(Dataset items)
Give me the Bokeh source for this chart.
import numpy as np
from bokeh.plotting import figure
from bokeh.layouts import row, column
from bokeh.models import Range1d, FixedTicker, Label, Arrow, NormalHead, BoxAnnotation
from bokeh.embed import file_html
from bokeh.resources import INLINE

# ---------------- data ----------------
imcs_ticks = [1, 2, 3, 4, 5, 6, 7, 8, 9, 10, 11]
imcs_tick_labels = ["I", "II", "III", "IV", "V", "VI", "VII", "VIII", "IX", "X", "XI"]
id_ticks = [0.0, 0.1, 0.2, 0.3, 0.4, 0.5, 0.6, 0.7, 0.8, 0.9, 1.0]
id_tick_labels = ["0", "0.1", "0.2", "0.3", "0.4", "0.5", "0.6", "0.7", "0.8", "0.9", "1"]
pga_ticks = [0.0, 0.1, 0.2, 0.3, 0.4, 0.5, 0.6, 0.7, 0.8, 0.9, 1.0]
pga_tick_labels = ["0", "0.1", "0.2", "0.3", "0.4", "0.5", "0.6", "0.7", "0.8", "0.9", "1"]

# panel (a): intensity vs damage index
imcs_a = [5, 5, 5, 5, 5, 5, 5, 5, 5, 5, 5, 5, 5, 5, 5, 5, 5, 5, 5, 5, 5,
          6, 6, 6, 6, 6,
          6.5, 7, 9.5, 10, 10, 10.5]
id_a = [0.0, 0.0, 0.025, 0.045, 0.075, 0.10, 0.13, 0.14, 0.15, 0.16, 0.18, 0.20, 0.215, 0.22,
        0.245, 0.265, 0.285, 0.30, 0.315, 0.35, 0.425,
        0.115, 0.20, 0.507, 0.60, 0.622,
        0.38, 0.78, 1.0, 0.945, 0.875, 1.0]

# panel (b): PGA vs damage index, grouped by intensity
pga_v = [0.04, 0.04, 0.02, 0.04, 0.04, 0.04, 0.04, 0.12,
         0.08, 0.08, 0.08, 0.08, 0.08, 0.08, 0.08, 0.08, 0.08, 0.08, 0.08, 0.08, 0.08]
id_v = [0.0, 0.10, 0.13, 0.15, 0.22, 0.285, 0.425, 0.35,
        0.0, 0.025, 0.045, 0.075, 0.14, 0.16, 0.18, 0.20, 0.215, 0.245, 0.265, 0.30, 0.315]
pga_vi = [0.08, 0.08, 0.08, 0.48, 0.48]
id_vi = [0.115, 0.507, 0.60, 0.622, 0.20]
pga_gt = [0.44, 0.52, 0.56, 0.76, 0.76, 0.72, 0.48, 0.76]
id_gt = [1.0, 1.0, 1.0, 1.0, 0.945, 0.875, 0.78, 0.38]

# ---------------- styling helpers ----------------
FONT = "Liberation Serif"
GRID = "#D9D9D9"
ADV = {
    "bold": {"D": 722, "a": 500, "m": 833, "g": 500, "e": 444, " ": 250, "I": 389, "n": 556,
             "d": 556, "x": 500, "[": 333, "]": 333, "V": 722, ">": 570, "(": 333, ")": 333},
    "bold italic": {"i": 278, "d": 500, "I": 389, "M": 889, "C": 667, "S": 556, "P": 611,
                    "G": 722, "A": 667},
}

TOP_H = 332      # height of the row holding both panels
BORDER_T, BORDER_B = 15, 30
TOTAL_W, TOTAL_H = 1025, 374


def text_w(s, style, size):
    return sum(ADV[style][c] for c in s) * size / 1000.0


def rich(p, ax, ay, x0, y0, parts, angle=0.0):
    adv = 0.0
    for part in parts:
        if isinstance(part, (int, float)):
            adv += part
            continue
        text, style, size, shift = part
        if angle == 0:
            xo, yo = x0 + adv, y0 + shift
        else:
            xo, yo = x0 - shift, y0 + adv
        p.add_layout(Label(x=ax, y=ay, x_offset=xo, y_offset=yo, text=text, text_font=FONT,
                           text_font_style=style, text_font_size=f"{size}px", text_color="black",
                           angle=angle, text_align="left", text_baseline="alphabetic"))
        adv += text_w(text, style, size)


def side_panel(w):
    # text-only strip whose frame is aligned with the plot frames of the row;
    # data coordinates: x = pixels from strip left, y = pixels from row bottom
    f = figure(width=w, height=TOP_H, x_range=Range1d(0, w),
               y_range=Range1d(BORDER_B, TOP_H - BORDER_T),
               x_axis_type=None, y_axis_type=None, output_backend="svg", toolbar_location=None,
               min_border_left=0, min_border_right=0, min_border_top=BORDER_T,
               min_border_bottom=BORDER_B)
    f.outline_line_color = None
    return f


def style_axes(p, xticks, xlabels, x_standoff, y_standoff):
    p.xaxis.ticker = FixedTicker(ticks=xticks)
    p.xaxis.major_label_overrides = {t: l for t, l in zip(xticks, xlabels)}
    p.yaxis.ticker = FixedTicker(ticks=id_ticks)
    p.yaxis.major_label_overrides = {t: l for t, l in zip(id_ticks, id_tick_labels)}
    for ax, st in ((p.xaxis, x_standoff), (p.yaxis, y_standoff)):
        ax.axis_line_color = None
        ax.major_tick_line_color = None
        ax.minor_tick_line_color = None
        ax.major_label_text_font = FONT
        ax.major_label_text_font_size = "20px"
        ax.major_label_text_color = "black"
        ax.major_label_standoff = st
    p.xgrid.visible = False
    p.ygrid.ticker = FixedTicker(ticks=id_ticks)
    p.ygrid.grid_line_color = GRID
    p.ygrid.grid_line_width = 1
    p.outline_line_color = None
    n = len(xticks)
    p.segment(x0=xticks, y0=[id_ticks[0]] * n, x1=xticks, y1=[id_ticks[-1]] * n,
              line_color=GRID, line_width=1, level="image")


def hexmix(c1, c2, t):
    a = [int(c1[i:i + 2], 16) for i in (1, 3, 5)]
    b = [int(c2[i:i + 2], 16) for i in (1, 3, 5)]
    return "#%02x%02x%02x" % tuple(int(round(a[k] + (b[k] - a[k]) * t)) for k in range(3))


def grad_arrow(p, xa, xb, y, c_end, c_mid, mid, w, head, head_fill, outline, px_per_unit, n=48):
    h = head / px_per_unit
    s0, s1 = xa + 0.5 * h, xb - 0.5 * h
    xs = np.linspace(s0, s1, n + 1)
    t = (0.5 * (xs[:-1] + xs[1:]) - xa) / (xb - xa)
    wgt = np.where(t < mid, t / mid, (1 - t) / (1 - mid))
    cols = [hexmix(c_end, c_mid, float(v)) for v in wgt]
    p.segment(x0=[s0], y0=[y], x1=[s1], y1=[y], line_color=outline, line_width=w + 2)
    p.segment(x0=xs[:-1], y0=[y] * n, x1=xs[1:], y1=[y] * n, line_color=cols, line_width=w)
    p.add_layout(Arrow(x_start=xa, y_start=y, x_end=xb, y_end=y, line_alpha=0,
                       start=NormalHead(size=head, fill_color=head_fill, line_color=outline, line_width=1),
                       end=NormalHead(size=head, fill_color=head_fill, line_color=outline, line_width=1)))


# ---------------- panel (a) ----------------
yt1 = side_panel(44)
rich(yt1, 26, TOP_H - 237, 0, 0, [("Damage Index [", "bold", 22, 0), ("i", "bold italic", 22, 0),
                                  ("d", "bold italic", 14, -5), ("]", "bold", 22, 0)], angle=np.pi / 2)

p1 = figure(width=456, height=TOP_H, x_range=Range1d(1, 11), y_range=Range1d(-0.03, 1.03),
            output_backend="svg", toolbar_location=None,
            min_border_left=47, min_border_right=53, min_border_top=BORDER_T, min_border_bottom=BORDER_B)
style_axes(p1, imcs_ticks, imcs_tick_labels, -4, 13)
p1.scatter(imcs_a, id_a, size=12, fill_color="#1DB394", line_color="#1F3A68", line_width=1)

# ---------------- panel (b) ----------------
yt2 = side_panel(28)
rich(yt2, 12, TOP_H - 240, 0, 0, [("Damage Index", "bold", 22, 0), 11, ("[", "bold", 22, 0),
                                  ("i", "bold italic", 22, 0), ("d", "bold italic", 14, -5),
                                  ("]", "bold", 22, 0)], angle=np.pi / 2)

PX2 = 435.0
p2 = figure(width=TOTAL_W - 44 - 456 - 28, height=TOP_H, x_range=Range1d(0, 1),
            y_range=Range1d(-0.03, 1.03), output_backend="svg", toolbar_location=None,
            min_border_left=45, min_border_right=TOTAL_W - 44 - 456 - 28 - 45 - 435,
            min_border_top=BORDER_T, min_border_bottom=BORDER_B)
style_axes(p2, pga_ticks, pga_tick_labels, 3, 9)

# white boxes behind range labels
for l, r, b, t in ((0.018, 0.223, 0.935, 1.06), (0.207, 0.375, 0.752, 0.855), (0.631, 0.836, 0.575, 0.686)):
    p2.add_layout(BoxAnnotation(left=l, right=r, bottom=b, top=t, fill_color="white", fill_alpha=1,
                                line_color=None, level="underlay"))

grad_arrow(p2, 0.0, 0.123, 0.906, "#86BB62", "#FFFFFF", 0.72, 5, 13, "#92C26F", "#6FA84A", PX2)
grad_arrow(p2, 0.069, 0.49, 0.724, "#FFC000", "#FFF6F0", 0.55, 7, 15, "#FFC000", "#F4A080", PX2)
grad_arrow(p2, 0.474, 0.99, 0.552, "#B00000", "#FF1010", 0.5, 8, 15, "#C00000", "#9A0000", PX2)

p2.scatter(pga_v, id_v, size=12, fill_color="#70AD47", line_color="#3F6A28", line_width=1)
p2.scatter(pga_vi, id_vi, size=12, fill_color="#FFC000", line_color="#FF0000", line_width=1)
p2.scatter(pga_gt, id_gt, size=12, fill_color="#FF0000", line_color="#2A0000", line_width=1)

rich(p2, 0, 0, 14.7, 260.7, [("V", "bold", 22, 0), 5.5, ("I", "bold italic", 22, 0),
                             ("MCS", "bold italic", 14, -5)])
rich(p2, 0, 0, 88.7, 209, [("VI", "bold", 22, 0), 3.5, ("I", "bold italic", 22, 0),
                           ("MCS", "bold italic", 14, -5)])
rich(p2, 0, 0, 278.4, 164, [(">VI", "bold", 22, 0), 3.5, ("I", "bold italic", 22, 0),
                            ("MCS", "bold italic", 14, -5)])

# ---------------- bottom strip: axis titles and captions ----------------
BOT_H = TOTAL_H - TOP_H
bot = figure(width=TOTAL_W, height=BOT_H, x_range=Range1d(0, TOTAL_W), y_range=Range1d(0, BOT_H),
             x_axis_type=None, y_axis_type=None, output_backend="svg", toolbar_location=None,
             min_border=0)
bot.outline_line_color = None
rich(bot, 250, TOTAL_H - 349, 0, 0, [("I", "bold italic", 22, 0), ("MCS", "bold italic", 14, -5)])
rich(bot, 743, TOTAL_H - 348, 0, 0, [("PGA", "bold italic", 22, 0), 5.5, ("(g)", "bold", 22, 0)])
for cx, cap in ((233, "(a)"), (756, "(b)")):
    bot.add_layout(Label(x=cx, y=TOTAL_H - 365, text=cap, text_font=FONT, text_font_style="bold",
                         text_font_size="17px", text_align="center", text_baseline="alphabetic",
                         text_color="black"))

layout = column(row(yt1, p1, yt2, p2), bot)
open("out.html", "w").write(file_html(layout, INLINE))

...

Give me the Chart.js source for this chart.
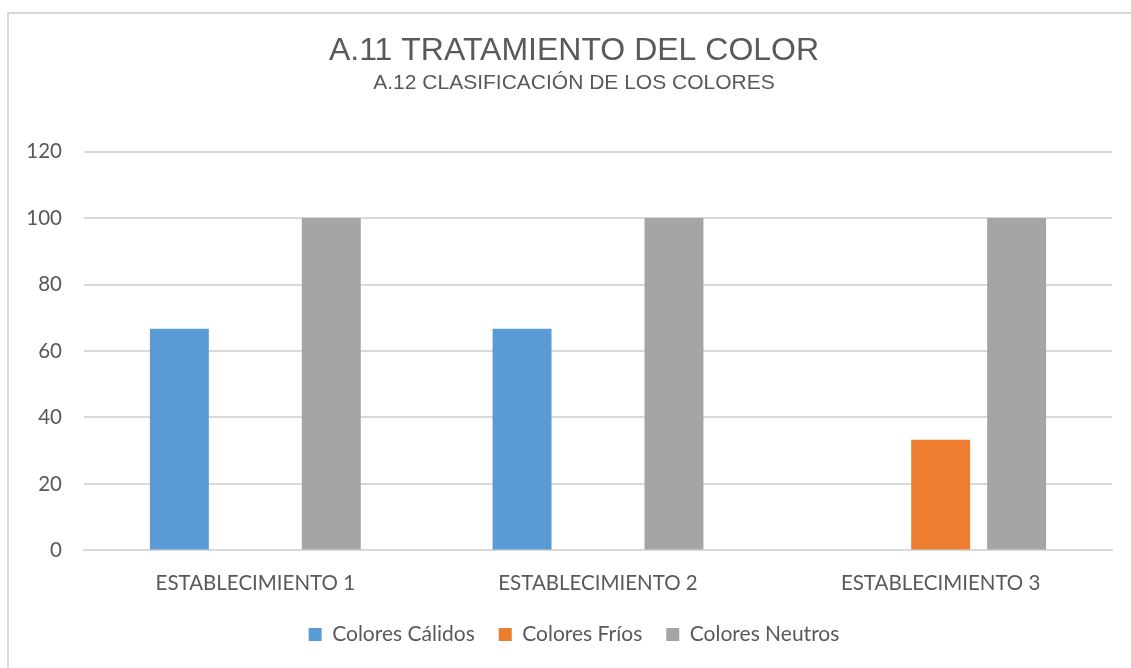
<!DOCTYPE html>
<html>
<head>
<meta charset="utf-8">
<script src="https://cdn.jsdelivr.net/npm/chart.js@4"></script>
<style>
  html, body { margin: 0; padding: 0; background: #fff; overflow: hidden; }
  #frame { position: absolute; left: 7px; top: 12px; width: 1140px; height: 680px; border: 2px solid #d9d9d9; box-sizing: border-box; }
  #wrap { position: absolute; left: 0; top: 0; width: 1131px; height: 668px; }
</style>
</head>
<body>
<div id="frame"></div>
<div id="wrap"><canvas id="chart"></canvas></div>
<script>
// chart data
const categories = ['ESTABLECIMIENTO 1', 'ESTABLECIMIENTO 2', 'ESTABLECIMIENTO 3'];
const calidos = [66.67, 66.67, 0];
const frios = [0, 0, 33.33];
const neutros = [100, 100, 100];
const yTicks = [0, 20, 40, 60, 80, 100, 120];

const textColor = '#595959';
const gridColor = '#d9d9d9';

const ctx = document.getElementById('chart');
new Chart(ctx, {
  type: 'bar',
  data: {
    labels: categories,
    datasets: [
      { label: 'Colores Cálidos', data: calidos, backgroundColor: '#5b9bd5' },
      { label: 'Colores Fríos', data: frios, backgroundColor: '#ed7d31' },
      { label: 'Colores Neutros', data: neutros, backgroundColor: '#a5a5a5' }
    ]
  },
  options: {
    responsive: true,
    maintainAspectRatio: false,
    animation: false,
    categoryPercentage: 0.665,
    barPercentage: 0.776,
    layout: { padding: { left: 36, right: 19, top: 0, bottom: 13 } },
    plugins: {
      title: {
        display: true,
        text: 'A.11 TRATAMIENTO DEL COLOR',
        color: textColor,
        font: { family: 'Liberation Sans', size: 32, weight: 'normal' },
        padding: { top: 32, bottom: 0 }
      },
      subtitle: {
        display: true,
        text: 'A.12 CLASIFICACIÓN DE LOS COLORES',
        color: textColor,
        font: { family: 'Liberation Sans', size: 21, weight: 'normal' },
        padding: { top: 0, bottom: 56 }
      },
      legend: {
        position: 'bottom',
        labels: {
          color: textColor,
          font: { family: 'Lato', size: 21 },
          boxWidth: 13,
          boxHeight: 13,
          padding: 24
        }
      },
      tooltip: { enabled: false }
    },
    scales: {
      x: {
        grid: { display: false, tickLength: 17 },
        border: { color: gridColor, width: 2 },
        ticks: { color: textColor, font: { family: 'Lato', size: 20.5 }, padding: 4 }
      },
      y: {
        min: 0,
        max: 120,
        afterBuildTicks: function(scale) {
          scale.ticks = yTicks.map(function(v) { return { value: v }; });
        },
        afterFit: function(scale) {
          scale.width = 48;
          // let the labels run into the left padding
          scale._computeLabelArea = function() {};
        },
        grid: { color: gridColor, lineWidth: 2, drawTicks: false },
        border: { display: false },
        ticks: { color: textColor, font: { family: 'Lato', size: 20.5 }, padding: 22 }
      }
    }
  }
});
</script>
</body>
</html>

WHAT THE EXERCISE ASKS:
Include both the line containing "Give me the Chart.js source for this chart." and the line containing "const gridColor = '#d9d9d9';" when you write out everything between them, exactly. Leave the pictures out.

ANSWER FOR THIS EXERCISE:
Give me the Chart.js source for this chart.
<!DOCTYPE html>
<html>
<head>
<meta charset="utf-8">
<script src="https://cdn.jsdelivr.net/npm/chart.js@4"></script>
<style>
  html, body { margin: 0; padding: 0; background: #fff; overflow: hidden; }
  #frame { position: absolute; left: 7px; top: 12px; width: 1140px; height: 680px; border: 2px solid #d9d9d9; box-sizing: border-box; }
  #wrap { position: absolute; left: 0; top: 0; width: 1131px; height: 668px; }
</style>
</head>
<body>
<div id="frame"></div>
<div id="wrap"><canvas id="chart"></canvas></div>
<script>
// chart data
const categories = ['ESTABLECIMIENTO 1', 'ESTABLECIMIENTO 2', 'ESTABLECIMIENTO 3'];
const calidos = [66.67, 66.67, 0];
const frios = [0, 0, 33.33];
const neutros = [100, 100, 100];
const yTicks = [0, 20, 40, 60, 80, 100, 120];

const textColor = '#595959';
const gridColor = '#d9d9d9';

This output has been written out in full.